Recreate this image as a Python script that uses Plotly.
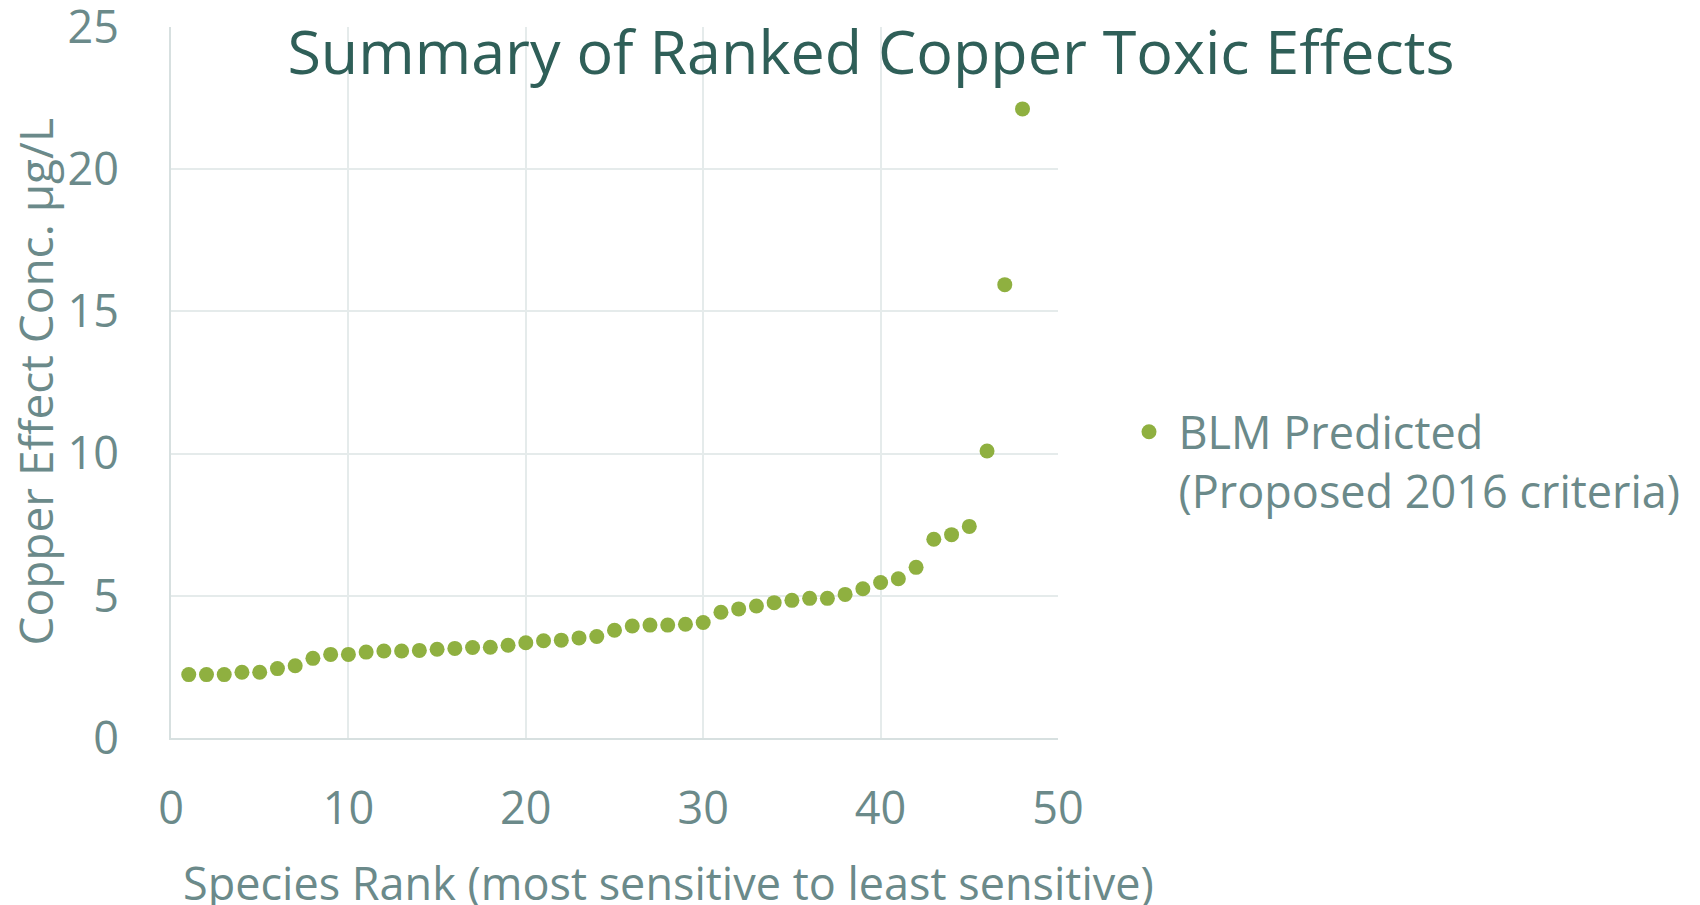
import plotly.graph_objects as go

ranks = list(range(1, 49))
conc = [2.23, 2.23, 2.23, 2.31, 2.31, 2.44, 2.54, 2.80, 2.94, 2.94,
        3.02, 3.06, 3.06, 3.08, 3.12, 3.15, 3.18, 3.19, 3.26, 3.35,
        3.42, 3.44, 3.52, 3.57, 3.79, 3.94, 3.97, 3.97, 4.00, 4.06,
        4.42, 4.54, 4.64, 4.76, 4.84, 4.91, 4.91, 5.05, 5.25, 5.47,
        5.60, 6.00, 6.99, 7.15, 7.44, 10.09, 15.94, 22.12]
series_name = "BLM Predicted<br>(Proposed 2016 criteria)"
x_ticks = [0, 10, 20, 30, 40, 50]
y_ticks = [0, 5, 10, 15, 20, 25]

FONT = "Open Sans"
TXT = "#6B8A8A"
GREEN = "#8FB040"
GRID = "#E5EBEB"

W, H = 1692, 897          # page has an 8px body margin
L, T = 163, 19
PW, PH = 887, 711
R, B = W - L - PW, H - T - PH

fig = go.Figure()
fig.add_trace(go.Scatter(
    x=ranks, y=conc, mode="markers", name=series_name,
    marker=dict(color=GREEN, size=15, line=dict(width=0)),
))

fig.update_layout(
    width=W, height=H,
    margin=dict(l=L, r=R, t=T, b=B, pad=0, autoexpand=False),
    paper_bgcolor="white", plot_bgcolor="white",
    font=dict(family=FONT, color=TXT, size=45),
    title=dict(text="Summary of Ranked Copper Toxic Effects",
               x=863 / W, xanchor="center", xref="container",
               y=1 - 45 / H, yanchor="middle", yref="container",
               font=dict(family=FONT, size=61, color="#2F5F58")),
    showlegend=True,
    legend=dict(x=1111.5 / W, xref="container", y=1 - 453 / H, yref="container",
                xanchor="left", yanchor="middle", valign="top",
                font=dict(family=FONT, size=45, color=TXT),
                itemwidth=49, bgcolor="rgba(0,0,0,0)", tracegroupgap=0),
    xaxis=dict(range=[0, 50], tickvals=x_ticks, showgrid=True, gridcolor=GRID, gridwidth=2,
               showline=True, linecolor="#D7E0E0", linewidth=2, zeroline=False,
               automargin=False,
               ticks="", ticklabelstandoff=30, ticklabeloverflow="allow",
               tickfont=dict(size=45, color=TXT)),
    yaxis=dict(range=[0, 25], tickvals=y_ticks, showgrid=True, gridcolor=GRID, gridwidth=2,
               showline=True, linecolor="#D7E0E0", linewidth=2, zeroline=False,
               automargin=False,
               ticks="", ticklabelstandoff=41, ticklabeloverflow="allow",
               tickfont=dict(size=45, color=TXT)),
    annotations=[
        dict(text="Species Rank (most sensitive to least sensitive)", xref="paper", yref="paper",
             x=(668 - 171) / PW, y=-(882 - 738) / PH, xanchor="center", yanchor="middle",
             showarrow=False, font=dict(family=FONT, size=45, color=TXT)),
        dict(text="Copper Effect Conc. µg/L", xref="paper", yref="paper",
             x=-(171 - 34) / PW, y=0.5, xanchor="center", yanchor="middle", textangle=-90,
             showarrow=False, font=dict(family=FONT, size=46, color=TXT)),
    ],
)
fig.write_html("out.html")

+ + + + + + +

◆ Given problem ◆
Repeat the lines of the listing above verbatim, beginning at its first line and ending at the line containing "import plotly.graph_objects as go", which is included. Omit pictures.

◆ Response ◆
Recreate this image as a Python script that uses Plotly.
import plotly.graph_objects as go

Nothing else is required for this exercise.